▶ PROBLEM DESCRIPTION: Every record that follows should be printed verbatim.

▶ RECORDS TO USE:
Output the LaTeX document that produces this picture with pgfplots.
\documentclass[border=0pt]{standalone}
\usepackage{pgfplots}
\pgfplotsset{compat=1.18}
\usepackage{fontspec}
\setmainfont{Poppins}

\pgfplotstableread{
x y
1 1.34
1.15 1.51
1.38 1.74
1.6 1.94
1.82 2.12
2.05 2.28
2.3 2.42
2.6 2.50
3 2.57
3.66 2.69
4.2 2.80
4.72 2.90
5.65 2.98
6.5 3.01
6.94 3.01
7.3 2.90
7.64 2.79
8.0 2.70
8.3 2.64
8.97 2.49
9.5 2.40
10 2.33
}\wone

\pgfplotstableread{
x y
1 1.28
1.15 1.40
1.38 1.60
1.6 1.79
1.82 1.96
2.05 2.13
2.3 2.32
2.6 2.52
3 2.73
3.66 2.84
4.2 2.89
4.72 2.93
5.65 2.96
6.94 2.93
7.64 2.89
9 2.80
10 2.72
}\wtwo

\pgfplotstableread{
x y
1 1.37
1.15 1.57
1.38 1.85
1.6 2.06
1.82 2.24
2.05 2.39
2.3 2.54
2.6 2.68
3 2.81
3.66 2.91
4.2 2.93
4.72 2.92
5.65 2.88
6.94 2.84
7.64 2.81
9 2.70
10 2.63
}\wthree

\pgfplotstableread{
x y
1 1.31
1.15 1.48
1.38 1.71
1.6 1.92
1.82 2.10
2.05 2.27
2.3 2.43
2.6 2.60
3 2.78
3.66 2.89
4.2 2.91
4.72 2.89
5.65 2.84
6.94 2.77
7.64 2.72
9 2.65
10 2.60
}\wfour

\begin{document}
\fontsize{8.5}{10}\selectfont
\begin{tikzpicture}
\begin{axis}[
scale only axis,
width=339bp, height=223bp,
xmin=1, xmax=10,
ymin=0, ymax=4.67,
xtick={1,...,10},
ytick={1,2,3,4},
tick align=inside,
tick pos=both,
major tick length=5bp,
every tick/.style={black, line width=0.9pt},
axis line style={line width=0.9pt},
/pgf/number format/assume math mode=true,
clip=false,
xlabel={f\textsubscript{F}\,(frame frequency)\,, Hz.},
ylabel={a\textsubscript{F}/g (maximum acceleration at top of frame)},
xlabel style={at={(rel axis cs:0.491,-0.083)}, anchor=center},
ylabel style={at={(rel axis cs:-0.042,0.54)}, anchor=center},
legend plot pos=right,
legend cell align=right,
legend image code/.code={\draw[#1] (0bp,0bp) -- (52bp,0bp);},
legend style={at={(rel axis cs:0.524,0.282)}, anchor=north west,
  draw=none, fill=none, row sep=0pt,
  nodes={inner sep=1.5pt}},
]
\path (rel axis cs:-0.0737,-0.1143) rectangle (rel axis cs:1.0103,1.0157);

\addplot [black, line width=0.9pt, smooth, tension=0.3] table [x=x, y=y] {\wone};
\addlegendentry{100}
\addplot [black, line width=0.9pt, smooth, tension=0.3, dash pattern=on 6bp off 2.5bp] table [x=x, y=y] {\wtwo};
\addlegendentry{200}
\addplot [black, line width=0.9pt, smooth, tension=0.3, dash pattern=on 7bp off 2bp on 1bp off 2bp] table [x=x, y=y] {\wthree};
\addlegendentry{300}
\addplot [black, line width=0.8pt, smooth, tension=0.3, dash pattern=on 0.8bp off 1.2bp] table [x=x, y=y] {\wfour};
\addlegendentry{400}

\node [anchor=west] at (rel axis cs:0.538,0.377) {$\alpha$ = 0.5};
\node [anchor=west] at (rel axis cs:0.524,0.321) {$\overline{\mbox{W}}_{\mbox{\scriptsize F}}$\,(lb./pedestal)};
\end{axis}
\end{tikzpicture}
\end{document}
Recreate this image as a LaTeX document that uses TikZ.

▶ WRITTEN REPLY:
Output the LaTeX document that produces this picture with pgfplots.
\documentclass[border=0pt]{standalone}
\usepackage{pgfplots}
\pgfplotsset{compat=1.18}
\usepackage{fontspec}
\setmainfont{Poppins}

\pgfplotstableread{
x y
1 1.34
1.15 1.51
1.38 1.74
1.6 1.94
1.82 2.12
2.05 2.28
2.3 2.42
2.6 2.50
3 2.57
3.66 2.69
4.2 2.80
4.72 2.90
5.65 2.98
6.5 3.01
6.94 3.01
7.3 2.90
7.64 2.79
8.0 2.70
8.3 2.64
8.97 2.49
9.5 2.40
10 2.33
}\wone

\pgfplotstableread{
x y
1 1.28
1.15 1.40
1.38 1.60
1.6 1.79
1.82 1.96
2.05 2.13
2.3 2.32
2.6 2.52
3 2.73
3.66 2.84
4.2 2.89
4.72 2.93
5.65 2.96
6.94 2.93
7.64 2.89
9 2.80
10 2.72
}\wtwo

\pgfplotstableread{
x y
1 1.37
1.15 1.57
1.38 1.85
1.6 2.06
1.82 2.24
2.05 2.39
2.3 2.54
2.6 2.68
3 2.81
3.66 2.91
4.2 2.93
4.72 2.92
5.65 2.88
6.94 2.84
7.64 2.81
9 2.70
10 2.63
}\wthree

\pgfplotstableread{
x y
1 1.31
1.15 1.48
1.38 1.71
1.6 1.92
1.82 2.10
2.05 2.27
2.3 2.43
2.6 2.60
3 2.78
3.66 2.89
4.2 2.91
4.72 2.89
5.65 2.84
6.94 2.77
7.64 2.72
9 2.65
10 2.60
}\wfour

\begin{document}
\fontsize{8.5}{10}\selectfont
\begin{tikzpicture}
\begin{axis}[
scale only axis,
width=339bp, height=223bp,
xmin=1, xmax=10,
ymin=0, ymax=4.67,
xtick={1,...,10},
ytick={1,2,3,4},
tick align=inside,
tick pos=both,
major tick length=5bp,
every tick/.style={black, line width=0.9pt},
axis line style={line width=0.9pt},
/pgf/number format/assume math mode=true,
clip=false,
xlabel={f\textsubscript{F}\,(frame frequency)\,, Hz.},
ylabel={a\textsubscript{F}/g (maximum acceleration at top of frame)},
xlabel style={at={(rel axis cs:0.491,-0.083)}, anchor=center},
ylabel style={at={(rel axis cs:-0.042,0.54)}, anchor=center},
legend plot pos=right,
legend cell align=right,
legend image code/.code={\draw[#1] (0bp,0bp) -- (52bp,0bp);},
legend style={at={(rel axis cs:0.524,0.282)}, anchor=north west,
  draw=none, fill=none, row sep=0pt,
  nodes={inner sep=1.5pt}},
]
\path (rel axis cs:-0.0737,-0.1143) rectangle (rel axis cs:1.0103,1.0157);

\addplot [black, line width=0.9pt, smooth, tension=0.3] table [x=x, y=y] {\wone};
\addlegendentry{100}
\addplot [black, line width=0.9pt, smooth, tension=0.3, dash pattern=on 6bp off 2.5bp] table [x=x, y=y] {\wtwo};
\addlegendentry{200}
\addplot [black, line width=0.9pt, smooth, tension=0.3, dash pattern=on 7bp off 2bp on 1bp off 2bp] table [x=x, y=y] {\wthree};
\addlegendentry{300}
\addplot [black, line width=0.8pt, smooth, tension=0.3, dash pattern=on 0.8bp off 1.2bp] table [x=x, y=y] {\wfour};
\addlegendentry{400}

\node [anchor=west] at (rel axis cs:0.538,0.377) {$\alpha$ = 0.5};
\node [anchor=west] at (rel axis cs:0.524,0.321) {$\overline{\mbox{W}}_{\mbox{\scriptsize F}}$\,(lb./pedestal)};
\end{axis}
\end{tikzpicture}
\end{document}
Recreate this image as a LaTeX document that uses TikZ.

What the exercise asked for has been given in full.